Corriere-RIFORMA SCOLASTICA I DUE NODI IRRISOLTI
Ma alla fine che cosa si insegnerà? RIFORMA SCOLASTICA I DUE NODI IRRISOLTI di ERNESTO GALLI DELLA LOGGIA Non deve essere stato facile per i ministri Buttiglione e Giovanardi, venerdì sco...
Ma alla fine che cosa si insegnerà?
RIFORMA SCOLASTICA I DUE NODI IRRISOLTI
di ERNESTO GALLI DELLA LOGGIA
Non deve essere stato facile per i ministri Buttiglione e Giovanardi, venerdì scorso, in Consiglio dei ministri, cercare di dimostrare che l'organizzazione della scuola italiana deve farsi guidare dal criterio di due pesi e due misure. I due ministri, infatti, a quel che riferiscono le cronache, avrebbero sostenuto che quanto oggi è consentito alle scuole private (e che a loro giudizio deve continuare ad essere consentito) - vale a dire accettare l'iscrizione alla scuola dell'infanzia anche di bambini inferiori ai 3 anni di età, e alla prima elementare anche di bambini di meno di 6 anni - ebbene ciò non dovrebbe, invece, essere consentito alla scuola di Stato. Come non definire paradossale (perlomeno) che i difensori della scuola cattolica, che fino ad oggi si sono sempre lamentati - a ragione - delle condizioni di sfavore create dalla legge a quella scuola, oggi cerchino di imporre eguali condizioni di sfavore legale a danno della scuola di Stato, all'evidente scopo di difendere la presenza maggioritaria della scuola privata stessa nel campo dell'istruzione pre-elementare? Sta comunque di fatto che, anche per l'opposizione di Giovanardi e di Buttiglione, il progetto di riforma dell'istruzione approntato dal ministro Moratti ha subìto una battuta d'arresto, non si sa fino a quando. È un peccato perché esso conteneva almeno una novità assai importante di cui hanno già sottolineato ripetutamente il rilievo Angelo Panebianco e Gaspare Barbiellini Amidei su queste colonne: vale a dire la creazione, dopo il primo ciclo comune a tutti, di un percorso di formazione e istruzione professionale in alternativa al percorso di istruzione articolato nei licei.
E' proprio nell'ambito di tale novità che alcuni nodi devono tuttavia essere ancora sciolti.

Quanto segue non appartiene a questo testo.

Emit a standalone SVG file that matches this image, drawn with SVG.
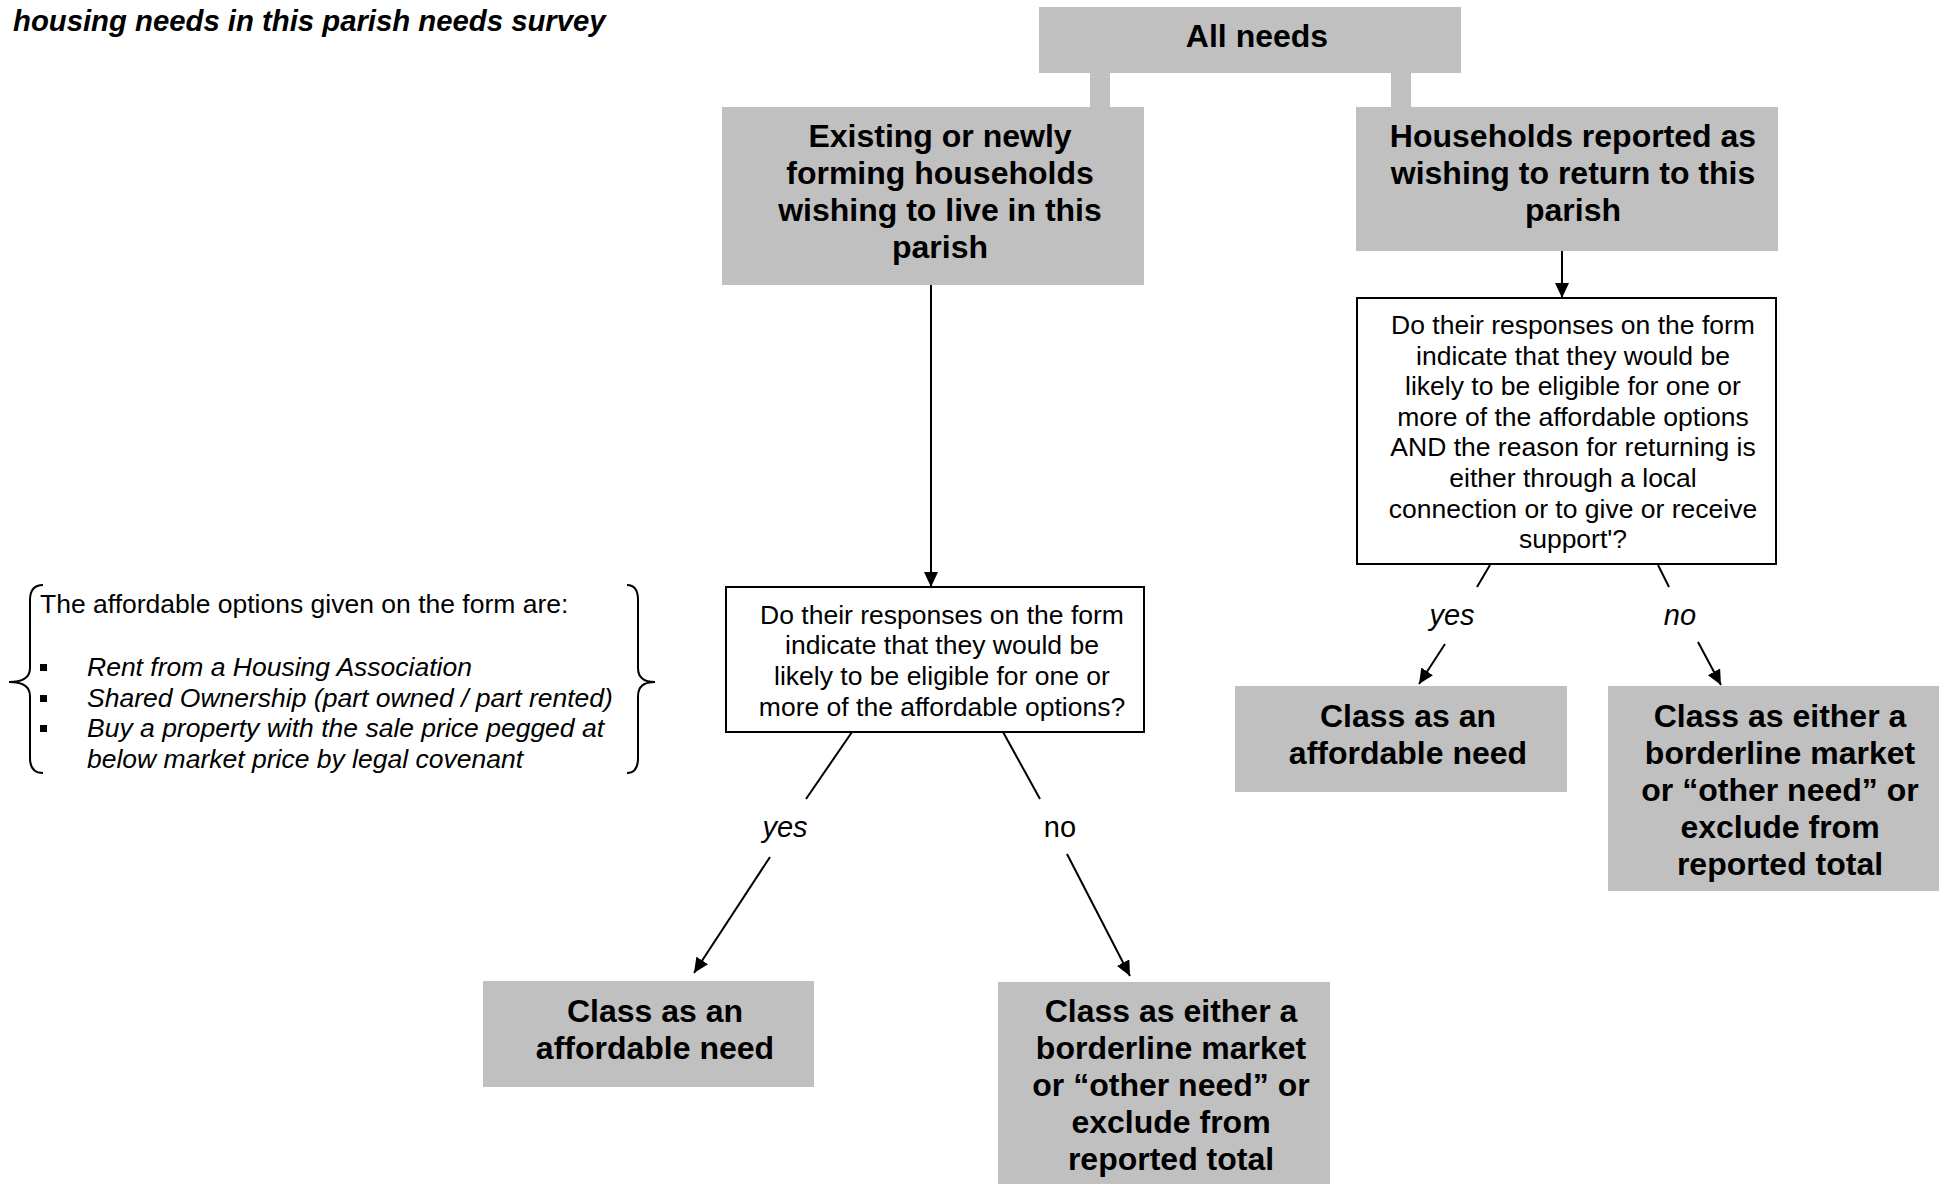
<svg xmlns="http://www.w3.org/2000/svg" width="1939" height="1184" viewBox="0 0 1939 1184">
<style>
.g{fill:#c0c0c0}
.q{fill:#fff;stroke:#000;stroke-width:2}
.b{font-family:"Liberation Sans",Arial,sans-serif;font-weight:bold;font-size:32px;text-anchor:middle;fill:#000}
.r{font-family:"Liberation Sans",Arial,sans-serif;font-size:26.5px;text-anchor:middle;fill:#000}
.n{font-family:"Liberation Sans",Arial,sans-serif;font-size:26.5px;fill:#000}
.i{font-style:italic}
.l{font-family:"Liberation Sans",Arial,sans-serif;font-size:29px;text-anchor:middle;fill:#000}
.c{stroke:#000;stroke-width:2;fill:none}
</style>
<defs>
<marker id="ah" viewBox="0 0 15 14" refX="15" refY="7" markerWidth="15" markerHeight="14" markerUnits="userSpaceOnUse" orient="auto">
<path d="M0,0 L15,7 L0,14 z" fill="#000"/>
</marker>
</defs>

<text x="13" y="31" font-family="Liberation Sans, Arial, sans-serif" font-size="29.3" font-weight="bold" font-style="italic">housing needs in this parish needs survey</text>

<g id="connectors">
<rect class="g" x="1090" y="72" width="20" height="36"/>
<rect class="g" x="1391" y="72" width="20" height="36"/>
<line class="c" x1="931" y1="285" x2="931" y2="587" marker-end="url(#ah)"/>
<line class="c" x1="1562" y1="251" x2="1562" y2="298" marker-end="url(#ah)"/>
<line class="c" x1="852" y1="732" x2="806" y2="799"/>
<line class="c" x1="770" y1="857" x2="694" y2="973" marker-end="url(#ah)"/>
<line class="c" x1="1003" y1="732" x2="1040" y2="799"/>
<line class="c" x1="1067" y1="854" x2="1130" y2="976" marker-end="url(#ah)"/>
<line class="c" x1="1490" y1="565" x2="1477" y2="587"/>
<line class="c" x1="1445" y1="644" x2="1419" y2="684" marker-end="url(#ah)"/>
<line class="c" x1="1658" y1="565" x2="1669" y2="587"/>
<line class="c" x1="1698" y1="642" x2="1721" y2="685" marker-end="url(#ah)"/>
<text class="l i" x="785" y="837">yes</text>
<text class="l" x="1060" y="837">no</text>
<text class="l i" x="1452" y="625">yes</text>
<text class="l i" x="1680" y="625">no</text>
</g>

<g id="all-needs">
<rect class="g" x="1039" y="7" width="422" height="66"/>
<text class="b" x="1257" y="47">All needs</text>
</g>

<g id="existing">
<rect class="g" x="722" y="107" width="422" height="178"/>
<text class="b" x="940" y="146.5">Existing or newly</text>
<text class="b" x="940" y="183.5">forming households</text>
<text class="b" x="940" y="220.5">wishing to live in this</text>
<text class="b" x="940" y="257.5">parish</text>
</g>

<g id="returning">
<rect class="g" x="1356" y="107" width="422" height="144"/>
<text class="b" x="1573" y="146.5">Households reported as</text>
<text class="b" x="1573" y="183.5">wishing to return to this</text>
<text class="b" x="1573" y="220.5">parish</text>
</g>

<g id="question-1">
<rect class="q" x="726" y="587" width="418" height="145"/>
<text class="r" x="942" y="623.5">Do their responses on the form</text>
<text class="r" x="942" y="654.2">indicate that they would be</text>
<text class="r" x="942" y="684.9">likely to be eligible for one or</text>
<text class="r" x="942" y="715.6">more of the affordable options?</text>
</g>

<g id="question-2">
<rect class="q" x="1357" y="298" width="419" height="266"/>
<text class="r" x="1573" y="334">Do their responses on the form</text>
<text class="r" x="1573" y="364.6">indicate that they would be</text>
<text class="r" x="1573" y="395.2">likely to be eligible for one or</text>
<text class="r" x="1573" y="425.8">more of the affordable options</text>
<text class="r" x="1573" y="456.4">AND the reason for returning is</text>
<text class="r" x="1573" y="487">either through a local</text>
<text class="r" x="1573" y="517.6">connection or to give or receive</text>
<text class="r" x="1573" y="548.2">support'?</text>
</g>

<g id="affordable-1">
<rect class="g" x="483" y="981" width="331" height="106"/>
<text class="b" x="655" y="1022">Class as an</text>
<text class="b" x="655" y="1059">affordable need</text>
</g>

<g id="other-1">
<rect class="g" x="998" y="982" width="332" height="210"/>
<text class="b" x="1171" y="1022">Class as either a</text>
<text class="b" x="1171" y="1059">borderline market</text>
<text class="b" x="1171" y="1096">or “other need” or</text>
<text class="b" x="1171" y="1133">exclude from</text>
<text class="b" x="1171" y="1170">reported total</text>
</g>

<g id="affordable-2">
<rect class="g" x="1235" y="686" width="332" height="106"/>
<text class="b" x="1408" y="727">Class as an</text>
<text class="b" x="1408" y="764">affordable need</text>
</g>

<g id="other-2">
<rect class="g" x="1608" y="686" width="332" height="205"/>
<text class="b" x="1780" y="727">Class as either a</text>
<text class="b" x="1780" y="764">borderline market</text>
<text class="b" x="1780" y="801">or “other need” or</text>
<text class="b" x="1780" y="838">exclude from</text>
<text class="b" x="1780" y="875">reported total</text>
</g>

<g id="options-note">
<path class="c" d="M43,585 Q30,585 30,600 L30,668 Q30,682 9,682 Q30,682 30,696 L30,758 Q30,773 43,773" stroke-width="1.8"/>
<path class="c" d="M627,585 Q638,585 638,600 L638,668 Q638,682 655,682 Q638,682 638,696 L638,758 Q638,773 627,773" stroke-width="1.8"/>
<text class="n" x="40" y="613">The affordable options given on the form are:</text>
<rect x="40" y="664" width="7" height="7"/>
<rect x="40" y="695" width="7" height="7"/>
<rect x="40" y="725" width="7" height="7"/>
<text class="n i" x="87" y="676">Rent from a Housing Association</text>
<text class="n i" x="87" y="706.5">Shared Ownership (part owned / part rented)</text>
<text class="n i" x="87" y="737">Buy a property with the sale price pegged at</text>
<text class="n i" x="87" y="767.5">below market price by legal covenant</text>
</g>
</svg>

Va ribadita ad esempio con assai maggiore chiarezza e perentorietà di quanto non facciano gli articoli 4 e 5 del provvedimento, che in nessun modo le fasi di apprendistato e di alternanza scuola-lavoro possano essere intese (e sfruttate da terzi) come forme surrettizie di lavoro, svincolate da una prospettiva che invece deve sempre, e fondamentalmente, restare incardinata nella dimensione scolastica.
Il secondo punto non ben chiarito riguarda la competenza delle Regioni, che il progetto della Moratti riconosce, pur stabilendo una supremazia, pare di capire, di non meglio precisate direttive generali dello Stato. Per l'appunto non è chiaro il confine tra le due competenze. Ciò è tanto più grave stante da un lato la fallimentare esperienza delle Regioni nell'amministrare i fondi europei per gli attuali corsi di formazione professionale, all'insegna di sprechi e clientelismi inauditi; e stante, dall'altro, il rischio che di fatto venga meno per centinaia di migliaia di adolescenti italiani un'istruzione omogenea e comune. Il che evoca le due questioni di fondo dalle quali dipenderà alla fine il successo o il fallimento del progetto di riforma (ma sulle quali il ministro non si è ancora mai pronunciato): innanzitutto cosa insegnerà la nuova scuola riformata, come si propone di orientare le menti dei giovani di questo Paese, quali idee di cultura cercherà di diffondere. Al di là di qualche vacuità sull'"alfabetizzazione tecnologica" e sull'insegnamento dell'immancabile lingua straniera, non sappiamo nulla.
C'è poi la questione degli insegnanti. Qui è sicuro che se non si penserà a introdurre una buona volta criteri di selezione effettiva al loro interno, non si potrà mai sperare di avere una scuola viva, intelligente, diversa dalla grigia routine attuale. Ma il problema degli insegnanti, lo sappiamo, nasconde in realtà quello dei sindacati, il problema del loro strapotere di fatto nella gestione del personale che è stata causa non secondaria della crisi in cui versa da anni la scuola. Se non si sconfigge questo strapotere non c'è riforma che serva, e ogni buon proposito è destinato al più totale insuccesso.